En la alineación inicial estaba el Pelón, pero de última hora se bajó del proyecto. Supongo que le dio pena y no quiso participar. Por ello me convocaron de emergencia. Aunque era su segunda opción, acepté con gusto. No sabíamos lo que nos esperaba. Anduvimos toda la ruta encorvados y cubiertos. Nos turnábamos para ir al frente. El de adelante se asomaba por una rendija de la cabeza del caballo, y nos guiaba.
Iniciamos entusiastas, pues el disfraz era original, pero unas cuadras después nos dimos cuenta de que el traje era disfuncional e impráctico. No podíamos pedir dulces, ni participábamos en el recorrido, ni vimos nada de la celebración. Sin embargo, no renunciamos y acompañamos a la flota toda la ruta, aunque con un enorme dolor de espalda, pero enteros. Es imposible cansarte cuando tienes 10 años.

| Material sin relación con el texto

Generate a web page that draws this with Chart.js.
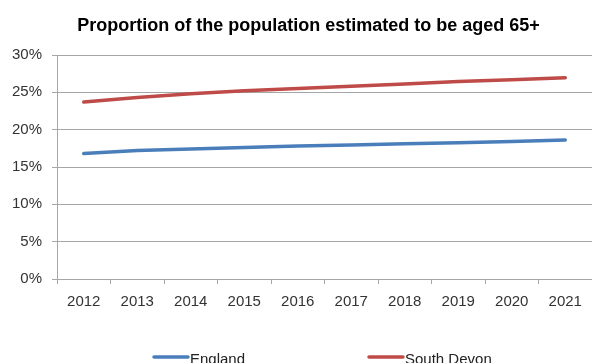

El chocolate Cho-Pol era de los más deseados durante la Noche de Brujas en México.
El mejor disfraz
Lo olvidaba. Haré referencia al mejor disfraz de Noche de Brujas que vi en aquella época esplendorosa. Lo llevó un chico, que no estuvo mucho tiempo en el barrio. Le decíamos Toño y creo que se juntó entre nosotros solo unos meses, como habitante temporal de una casa de renta del área.
Toño se reunió con nosotros en una de esas celebraciones. Al caer la tarde, como de costumbre, rompimos filas en la esquina para prepararnos. Regresamos todos con nuestros trajes de adefesios. Éramos los mismos jorobados, piratas, supermanes, luchadores. Al final, llegó Toño. A diferencia de todos, su decisión se basaba en la sobriedad, no sé si por falta de presupuesto, o de imaginación, o de sencilla pereza. El caso es que optó por llevar una playera blanca, en la que le había inscrito en el pecho, con crayón negro, únicamente la palabra Halloween. No adornó el letrero con calaveritas, ni calabazas. Fue el disfraz más sencillo y significativo, conceptualmente compacto, que alguna vez vi en una Noche de Brujas.
Veo entre nieblas de recuerdos aquellos capítulos de la niñez, que se me presentan como estampas Polaroid, desdibujadas por el olvido. La edición de la memoria les ha quitado todas las fallas y me los ha dejado como episodios perfectos. Después crecí y nunca volví a ser tan feliz, como entonces.